Reproduce every line of the material below, but drop the pictures.

#### DATASET SECTION
----

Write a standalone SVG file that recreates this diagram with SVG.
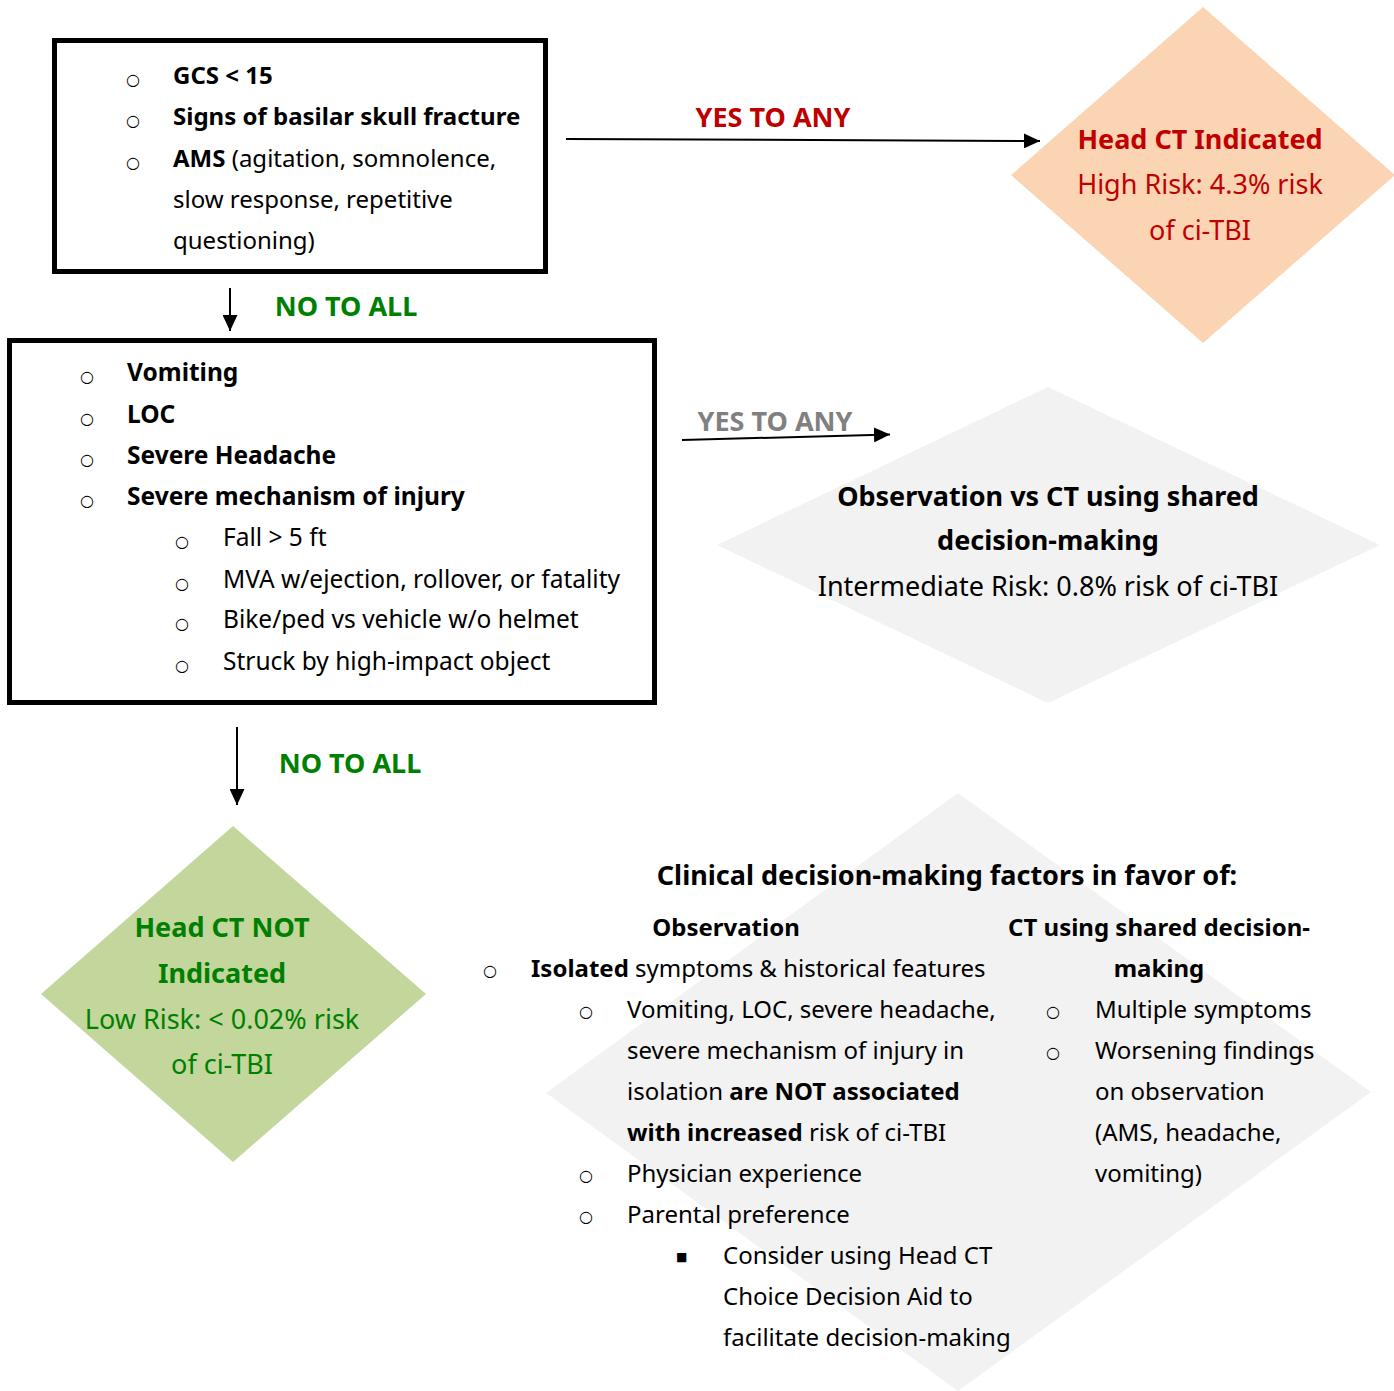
<svg xmlns="http://www.w3.org/2000/svg" width="1394" height="1391" viewBox="0 0 1394 1391">
<style>
text{font-family:'Noto Sans','Open Sans','DejaVu Sans',sans-serif;font-size:24px;fill:#000}
.b{font-weight:bold}
.blt{font-family:'DejaVu Sans',sans-serif;font-size:16px}
.sq{font-family:'DejaVu Sans',sans-serif;font-size:12px}
.lbl{font-size:27px;font-weight:bold}
.dt{font-size:27px;text-anchor:middle}
.box{fill:#fff;stroke:#000;stroke-width:5}
.ln{fill:none;stroke:#000;stroke-width:2}
.mid{text-anchor:middle}
.b2{font-size:24.5px}
</style>
<defs>
<marker id="ah" markerUnits="userSpaceOnUse" markerWidth="16" markerHeight="15" refX="16" refY="7.5" orient="auto">
<path d="M0,0 L16,7.5 L0,15 z" fill="#000"/>
</marker>
</defs>
<rect width="1394" height="1391" fill="#fff"/>

<g id="high-risk-criteria">
<rect class="box" x="54.5" y="40.5" width="491" height="231"/>
<text class="blt" x="126" y="85">○</text>
<text class="b" x="173" y="84">GCS &lt; 15</text>
<text class="blt" x="126" y="126">○</text>
<text class="b" x="173" y="125">Signs of basilar skull fracture</text>
<text class="blt" x="126" y="168">○</text>
<text x="173" y="167"><tspan class="b">AMS</tspan> (agitation, somnolence,</text>
<text x="173" y="208">slow response, repetitive</text>
<text x="173" y="249">questioning)</text>
</g>

<g id="head-ct-indicated">
<polygon points="1203,7 1395,175 1203,343 1011,175" fill="#FBD4B4"/>
<text class="dt b" x="1200" y="149" style="fill:#C00000">Head CT Indicated</text>
<text class="dt" x="1200" y="194" style="fill:#C00000">High Risk: 4.3% risk</text>
<text class="dt" x="1200" y="240" style="fill:#C00000">of ci-TBI</text>
</g>

<g id="intermediate-criteria">
<rect class="box" x="9.5" y="340.5" width="645" height="362"/>
<text class="blt" x="80" y="382">○</text>
<text class="b b2" x="127" y="381">Vomiting</text>
<text class="blt" x="80" y="424">○</text>
<text class="b b2" x="127" y="423">LOC</text>
<text class="blt" x="80" y="465">○</text>
<text class="b b2" x="127" y="464">Severe Headache</text>
<text class="blt" x="80" y="506">○</text>
<text class="b b2" x="127" y="505">Severe mechanism of injury</text>
<text class="blt" x="175" y="547">○</text>
<text class="b2" x="223" y="546">Fall &gt; 5 ft</text>
<text class="blt" x="175" y="589">○</text>
<text class="b2" x="223" y="588">MVA w/ejection, rollover, or fatality</text>
<text class="blt" x="175" y="629">○</text>
<text class="b2" x="223" y="628">Bike/ped vs vehicle w/o helmet</text>
<text class="blt" x="175" y="671">○</text>
<text class="b2" x="223" y="670">Struck by high-impact object</text>
</g>

<g id="shared-decision">
<polygon points="1048,387 1380,545 1048,703 717,545" fill="#F2F2F2"/>
<text class="dt b" x="1048" y="506">Observation vs CT using shared</text>
<text class="dt b" x="1048" y="550">decision-making</text>
<text class="dt" x="1048" y="596">Intermediate Risk: 0.8% risk of ci-TBI</text>
</g>

<g id="head-ct-not-indicated">
<polygon points="233,826 426,994 233,1162 41,994" fill="#C3D69B"/>
<text class="dt b" x="222" y="937" style="fill:#008000">Head CT NOT</text>
<text class="dt b" x="222" y="983" style="fill:#008000">Indicated</text>
<text class="dt" x="222" y="1029" style="fill:#008000">Low Risk: &lt; 0.02% risk</text>
<text class="dt" x="222" y="1074" style="fill:#008000">of ci-TBI</text>
</g>

<g id="decision-factors">
<polygon points="958,793 1371,1092 958,1391 546,1093" fill="#F2F2F2"/>
<text class="b mid" x="947" y="885" style="font-size:27px">Clinical decision-making factors in favor of:</text>
<text class="b mid" x="726" y="936">Observation</text>
<text class="b mid" x="1159" y="936">CT using shared decision-</text>
<text class="b mid" x="1159" y="977">making</text>
<text class="blt" x="483" y="976">○</text>
<text x="531" y="977"><tspan class="b">Isolated</tspan> symptoms &amp; historical features</text>
<text class="blt" x="579" y="1017">○</text>
<text x="627" y="1018">Vomiting, LOC, severe headache,</text>
<text x="627" y="1059">severe mechanism of injury in</text>
<text x="627" y="1100">isolation <tspan class="b">are NOT associated</tspan></text>
<text x="627" y="1141"><tspan class="b">with increased</tspan> risk of ci-TBI</text>
<text class="blt" x="579" y="1181">○</text>
<text x="627" y="1182">Physician experience</text>
<text class="blt" x="579" y="1222">○</text>
<text x="627" y="1223">Parental preference</text>
<text class="sq" x="676" y="1261">■</text>
<text x="723" y="1264">Consider using Head CT</text>
<text x="723" y="1305">Choice Decision Aid to</text>
<text x="723" y="1346">facilitate decision-making</text>
<text class="blt" x="1046" y="1017">○</text>
<text x="1095" y="1018">Multiple symptoms</text>
<text class="blt" x="1046" y="1058">○</text>
<text x="1095" y="1059">Worsening findings</text>
<text x="1095" y="1100">on observation</text>
<text x="1095" y="1141">(AMS, headache,</text>
<text x="1095" y="1182">vomiting)</text>
</g>

<g id="connectors">
<line class="ln" x1="566" y1="139" x2="1040" y2="141" marker-end="url(#ah)"/>
<text class="lbl mid" x="773" y="127" style="fill:#C00000">YES TO ANY</text>
<line class="ln" x1="230" y1="288" x2="230" y2="331" marker-end="url(#ah)"/>
<text class="lbl mid" x="346" y="316" style="fill:#008000">NO TO ALL</text>
<line class="ln" x1="682" y1="440" x2="890" y2="434.5" marker-end="url(#ah)"/>
<text class="lbl mid" x="775" y="431" style="fill:#808080">YES TO ANY</text>
<line class="ln" x1="237" y1="727" x2="237" y2="805" marker-end="url(#ah)"/>
<text class="lbl mid" x="350" y="773" style="fill:#008000">NO TO ALL</text>
</g>
</svg>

----

#### FINAL RESULT
Write a standalone SVG file that recreates this diagram with SVG.
<svg xmlns="http://www.w3.org/2000/svg" width="1394" height="1391" viewBox="0 0 1394 1391">
<style>
text{font-family:'Noto Sans','Open Sans','DejaVu Sans',sans-serif;font-size:24px;fill:#000}
.b{font-weight:bold}
.blt{font-family:'DejaVu Sans',sans-serif;font-size:16px}
.sq{font-family:'DejaVu Sans',sans-serif;font-size:12px}
.lbl{font-size:27px;font-weight:bold}
.dt{font-size:27px;text-anchor:middle}
.box{fill:#fff;stroke:#000;stroke-width:5}
.ln{fill:none;stroke:#000;stroke-width:2}
.mid{text-anchor:middle}
.b2{font-size:24.5px}
</style>
<defs>
<marker id="ah" markerUnits="userSpaceOnUse" markerWidth="16" markerHeight="15" refX="16" refY="7.5" orient="auto">
<path d="M0,0 L16,7.5 L0,15 z" fill="#000"/>
</marker>
</defs>
<rect width="1394" height="1391" fill="#fff"/>

<g id="high-risk-criteria">
<rect class="box" x="54.5" y="40.5" width="491" height="231"/>
<text class="blt" x="126" y="85">○</text>
<text class="b" x="173" y="84">GCS &lt; 15</text>
<text class="blt" x="126" y="126">○</text>
<text class="b" x="173" y="125">Signs of basilar skull fracture</text>
<text class="blt" x="126" y="168">○</text>
<text x="173" y="167"><tspan class="b">AMS</tspan> (agitation, somnolence,</text>
<text x="173" y="208">slow response, repetitive</text>
<text x="173" y="249">questioning)</text>
</g>

<g id="head-ct-indicated">
<polygon points="1203,7 1395,175 1203,343 1011,175" fill="#FBD4B4"/>
<text class="dt b" x="1200" y="149" style="fill:#C00000">Head CT Indicated</text>
<text class="dt" x="1200" y="194" style="fill:#C00000">High Risk: 4.3% risk</text>
<text class="dt" x="1200" y="240" style="fill:#C00000">of ci-TBI</text>
</g>

<g id="intermediate-criteria">
<rect class="box" x="9.5" y="340.5" width="645" height="362"/>
<text class="blt" x="80" y="382">○</text>
<text class="b b2" x="127" y="381">Vomiting</text>
<text class="blt" x="80" y="424">○</text>
<text class="b b2" x="127" y="423">LOC</text>
<text class="blt" x="80" y="465">○</text>
<text class="b b2" x="127" y="464">Severe Headache</text>
<text class="blt" x="80" y="506">○</text>
<text class="b b2" x="127" y="505">Severe mechanism of injury</text>
<text class="blt" x="175" y="547">○</text>
<text class="b2" x="223" y="546">Fall &gt; 5 ft</text>
<text class="blt" x="175" y="589">○</text>
<text class="b2" x="223" y="588">MVA w/ejection, rollover, or fatality</text>
<text class="blt" x="175" y="629">○</text>
<text class="b2" x="223" y="628">Bike/ped vs vehicle w/o helmet</text>
<text class="blt" x="175" y="671">○</text>
<text class="b2" x="223" y="670">Struck by high-impact object</text>
</g>

<g id="shared-decision">
<polygon points="1048,387 1380,545 1048,703 717,545" fill="#F2F2F2"/>
<text class="dt b" x="1048" y="506">Observation vs CT using shared</text>
<text class="dt b" x="1048" y="550">decision-making</text>
<text class="dt" x="1048" y="596">Intermediate Risk: 0.8% risk of ci-TBI</text>
</g>

<g id="head-ct-not-indicated">
<polygon points="233,826 426,994 233,1162 41,994" fill="#C3D69B"/>
<text class="dt b" x="222" y="937" style="fill:#008000">Head CT NOT</text>
<text class="dt b" x="222" y="983" style="fill:#008000">Indicated</text>
<text class="dt" x="222" y="1029" style="fill:#008000">Low Risk: &lt; 0.02% risk</text>
<text class="dt" x="222" y="1074" style="fill:#008000">of ci-TBI</text>
</g>

<g id="decision-factors">
<polygon points="958,793 1371,1092 958,1391 546,1093" fill="#F2F2F2"/>
<text class="b mid" x="947" y="885" style="font-size:27px">Clinical decision-making factors in favor of:</text>
<text class="b mid" x="726" y="936">Observation</text>
<text class="b mid" x="1159" y="936">CT using shared decision-</text>
<text class="b mid" x="1159" y="977">making</text>
<text class="blt" x="483" y="976">○</text>
<text x="531" y="977"><tspan class="b">Isolated</tspan> symptoms &amp; historical features</text>
<text class="blt" x="579" y="1017">○</text>
<text x="627" y="1018">Vomiting, LOC, severe headache,</text>
<text x="627" y="1059">severe mechanism of injury in</text>
<text x="627" y="1100">isolation <tspan class="b">are NOT associated</tspan></text>
<text x="627" y="1141"><tspan class="b">with increased</tspan> risk of ci-TBI</text>
<text class="blt" x="579" y="1181">○</text>
<text x="627" y="1182">Physician experience</text>
<text class="blt" x="579" y="1222">○</text>
<text x="627" y="1223">Parental preference</text>
<text class="sq" x="676" y="1261">■</text>
<text x="723" y="1264">Consider using Head CT</text>
<text x="723" y="1305">Choice Decision Aid to</text>
<text x="723" y="1346">facilitate decision-making</text>
<text class="blt" x="1046" y="1017">○</text>
<text x="1095" y="1018">Multiple symptoms</text>
<text class="blt" x="1046" y="1058">○</text>
<text x="1095" y="1059">Worsening findings</text>
<text x="1095" y="1100">on observation</text>
<text x="1095" y="1141">(AMS, headache,</text>
<text x="1095" y="1182">vomiting)</text>
</g>

<g id="connectors">
<line class="ln" x1="566" y1="139" x2="1040" y2="141" marker-end="url(#ah)"/>
<text class="lbl mid" x="773" y="127" style="fill:#C00000">YES TO ANY</text>
<line class="ln" x1="230" y1="288" x2="230" y2="331" marker-end="url(#ah)"/>
<text class="lbl mid" x="346" y="316" style="fill:#008000">NO TO ALL</text>
<line class="ln" x1="682" y1="440" x2="890" y2="434.5" marker-end="url(#ah)"/>
<text class="lbl mid" x="775" y="431" style="fill:#808080">YES TO ANY</text>
<line class="ln" x1="237" y1="727" x2="237" y2="805" marker-end="url(#ah)"/>
<text class="lbl mid" x="350" y="773" style="fill:#008000">NO TO ALL</text>
</g>
</svg>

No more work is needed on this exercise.